----- SOURCE EXCERPT -----
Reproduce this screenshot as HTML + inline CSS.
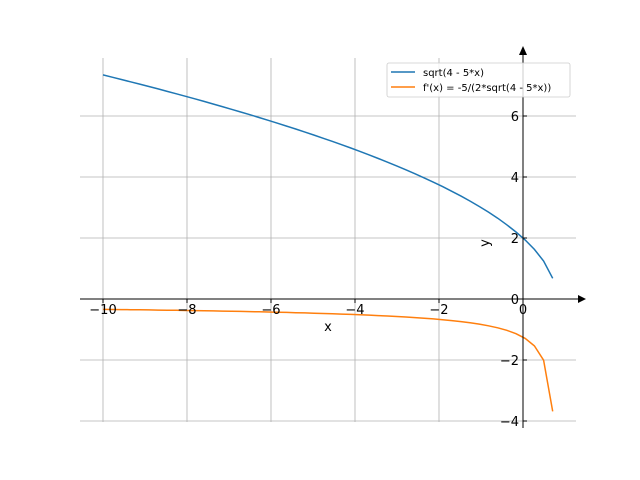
<!DOCTYPE html>
<html><head><meta charset="utf-8"><style>body{margin:0;background:#fff}svg{display:block}text{font-family:"DejaVu Sans","Liberation Sans",sans-serif}</style></head>
<body>
<svg id="s" width="640" height="480" xmlns="http://www.w3.org/2000/svg">
<g stroke="#b0b0b0" stroke-width="0.8">
<line x1="103" y1="58" x2="103" y2="422"/><line x1="187" y1="58" x2="187" y2="422"/><line x1="271" y1="58" x2="271" y2="422"/><line x1="355" y1="58" x2="355" y2="422"/><line x1="439" y1="58" x2="439" y2="422"/><line x1="523" y1="58" x2="523" y2="422"/>
<line x1="80" y1="421" x2="576" y2="421"/><line x1="80" y1="360" x2="576" y2="360"/><line x1="80" y1="238" x2="576" y2="238"/><line x1="80" y1="177" x2="576" y2="177"/><line x1="80" y1="116" x2="576" y2="116"/>
</g>
<path id="p1" fill="none" stroke="#1f77b4" stroke-width="1.5"/>
<path id="p2" fill="none" stroke="#ff7f0e" stroke-width="1.5"/>
<g stroke="#000" stroke-width="1">
<line x1="80" y1="299" x2="580" y2="299"/><line x1="523" y1="52" x2="523" y2="428"/>
<line x1="103" y1="299" x2="103" y2="303"/><line x1="187" y1="299" x2="187" y2="303"/><line x1="271" y1="299" x2="271" y2="303"/><line x1="355" y1="299" x2="355" y2="303"/><line x1="439" y1="299" x2="439" y2="303"/><line x1="523" y1="299" x2="523" y2="303"/>
<line x1="523" y1="421" x2="527" y2="421"/><line x1="523" y1="360" x2="527" y2="360"/><line x1="523" y1="238" x2="527" y2="238"/><line x1="523" y1="177" x2="527" y2="177"/><line x1="523" y1="116" x2="527" y2="116"/>
</g>
<polygon points="586,299 578,295 578,303" fill="#000"/>
<polygon points="523,46 519,55 527,55" fill="#000"/>
<g font-size="13" text-anchor="middle" fill="#000">
<text x="103" y="314">−10</text><text x="187" y="314">−8</text><text x="271" y="314">−6</text><text x="355" y="314">−4</text><text x="439" y="314">−2</text><text x="523" y="314">0</text>
</g>
<g font-size="13" text-anchor="end" fill="#000">
<text x="519" y="426">−4</text><text x="519" y="365">−2</text><text x="519" y="304">0</text><text x="519" y="243">2</text><text x="519" y="182">4</text><text x="519" y="121">6</text>
</g>
<text x="328" y="331" font-size="13" text-anchor="middle">x</text>
<text x="0" y="0" font-size="13" text-anchor="middle" transform="translate(489,243) rotate(-90)">y</text>
<rect x="387" y="63" width="183" height="34" rx="2" fill="#fff" fill-opacity="0.8" stroke="#ccc" stroke-width="0.8"/>
<line x1="391" y1="72" x2="415" y2="72" stroke="#1f77b4" stroke-width="1.5"/>
<line x1="391" y1="87" x2="415" y2="87" stroke="#ff7f0e" stroke-width="1.5"/>
<text x="423" y="76" font-size="10">sqrt(4 - 5*x)</text>
<text x="423" y="91" font-size="10">f'(x) = -5/(2*sqrt(4 - 5*x))</text>
</svg>
<script>
var a="",b="";for(var i=0;i<50;i++){var x=-10+i*(10.708/49);var f=Math.sqrt(4-5*x),d=-5/(2*f);var px=523+42*x;a+=(i?"L":"M")+px.toFixed(1)+","+(299-30.5*f).toFixed(1);b+=(i?"L":"M")+px.toFixed(1)+","+(299-30.5*d).toFixed(1);}
document.getElementById("p1").setAttribute("d",a);document.getElementById("p2").setAttribute("d",b);
</script>
</body></html>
-----
Print the listing above in full, exactly as written. Omit any pictures.

Reproduce this screenshot as HTML + inline CSS.
<!DOCTYPE html>
<html><head><meta charset="utf-8"><style>body{margin:0;background:#fff}svg{display:block}text{font-family:"DejaVu Sans","Liberation Sans",sans-serif}</style></head>
<body>
<svg id="s" width="640" height="480" xmlns="http://www.w3.org/2000/svg">
<g stroke="#b0b0b0" stroke-width="0.8">
<line x1="103" y1="58" x2="103" y2="422"/><line x1="187" y1="58" x2="187" y2="422"/><line x1="271" y1="58" x2="271" y2="422"/><line x1="355" y1="58" x2="355" y2="422"/><line x1="439" y1="58" x2="439" y2="422"/><line x1="523" y1="58" x2="523" y2="422"/>
<line x1="80" y1="421" x2="576" y2="421"/><line x1="80" y1="360" x2="576" y2="360"/><line x1="80" y1="238" x2="576" y2="238"/><line x1="80" y1="177" x2="576" y2="177"/><line x1="80" y1="116" x2="576" y2="116"/>
</g>
<path id="p1" fill="none" stroke="#1f77b4" stroke-width="1.5"/>
<path id="p2" fill="none" stroke="#ff7f0e" stroke-width="1.5"/>
<g stroke="#000" stroke-width="1">
<line x1="80" y1="299" x2="580" y2="299"/><line x1="523" y1="52" x2="523" y2="428"/>
<line x1="103" y1="299" x2="103" y2="303"/><line x1="187" y1="299" x2="187" y2="303"/><line x1="271" y1="299" x2="271" y2="303"/><line x1="355" y1="299" x2="355" y2="303"/><line x1="439" y1="299" x2="439" y2="303"/><line x1="523" y1="299" x2="523" y2="303"/>
<line x1="523" y1="421" x2="527" y2="421"/><line x1="523" y1="360" x2="527" y2="360"/><line x1="523" y1="238" x2="527" y2="238"/><line x1="523" y1="177" x2="527" y2="177"/><line x1="523" y1="116" x2="527" y2="116"/>
</g>
<polygon points="586,299 578,295 578,303" fill="#000"/>
<polygon points="523,46 519,55 527,55" fill="#000"/>
<g font-size="13" text-anchor="middle" fill="#000">
<text x="103" y="314">−10</text><text x="187" y="314">−8</text><text x="271" y="314">−6</text><text x="355" y="314">−4</text><text x="439" y="314">−2</text><text x="523" y="314">0</text>
</g>
<g font-size="13" text-anchor="end" fill="#000">
<text x="519" y="426">−4</text><text x="519" y="365">−2</text><text x="519" y="304">0</text><text x="519" y="243">2</text><text x="519" y="182">4</text><text x="519" y="121">6</text>
</g>
<text x="328" y="331" font-size="13" text-anchor="middle">x</text>
<text x="0" y="0" font-size="13" text-anchor="middle" transform="translate(489,243) rotate(-90)">y</text>
<rect x="387" y="63" width="183" height="34" rx="2" fill="#fff" fill-opacity="0.8" stroke="#ccc" stroke-width="0.8"/>
<line x1="391" y1="72" x2="415" y2="72" stroke="#1f77b4" stroke-width="1.5"/>
<line x1="391" y1="87" x2="415" y2="87" stroke="#ff7f0e" stroke-width="1.5"/>
<text x="423" y="76" font-size="10">sqrt(4 - 5*x)</text>
<text x="423" y="91" font-size="10">f'(x) = -5/(2*sqrt(4 - 5*x))</text>
</svg>
<script>
var a="",b="";for(var i=0;i<50;i++){var x=-10+i*(10.708/49);var f=Math.sqrt(4-5*x),d=-5/(2*f);var px=523+42*x;a+=(i?"L":"M")+px.toFixed(1)+","+(299-30.5*f).toFixed(1);b+=(i?"L":"M")+px.toFixed(1)+","+(299-30.5*d).toFixed(1);}
document.getElementById("p1").setAttribute("d",a);document.getElementById("p2").setAttribute("d",b);
</script>
</body></html>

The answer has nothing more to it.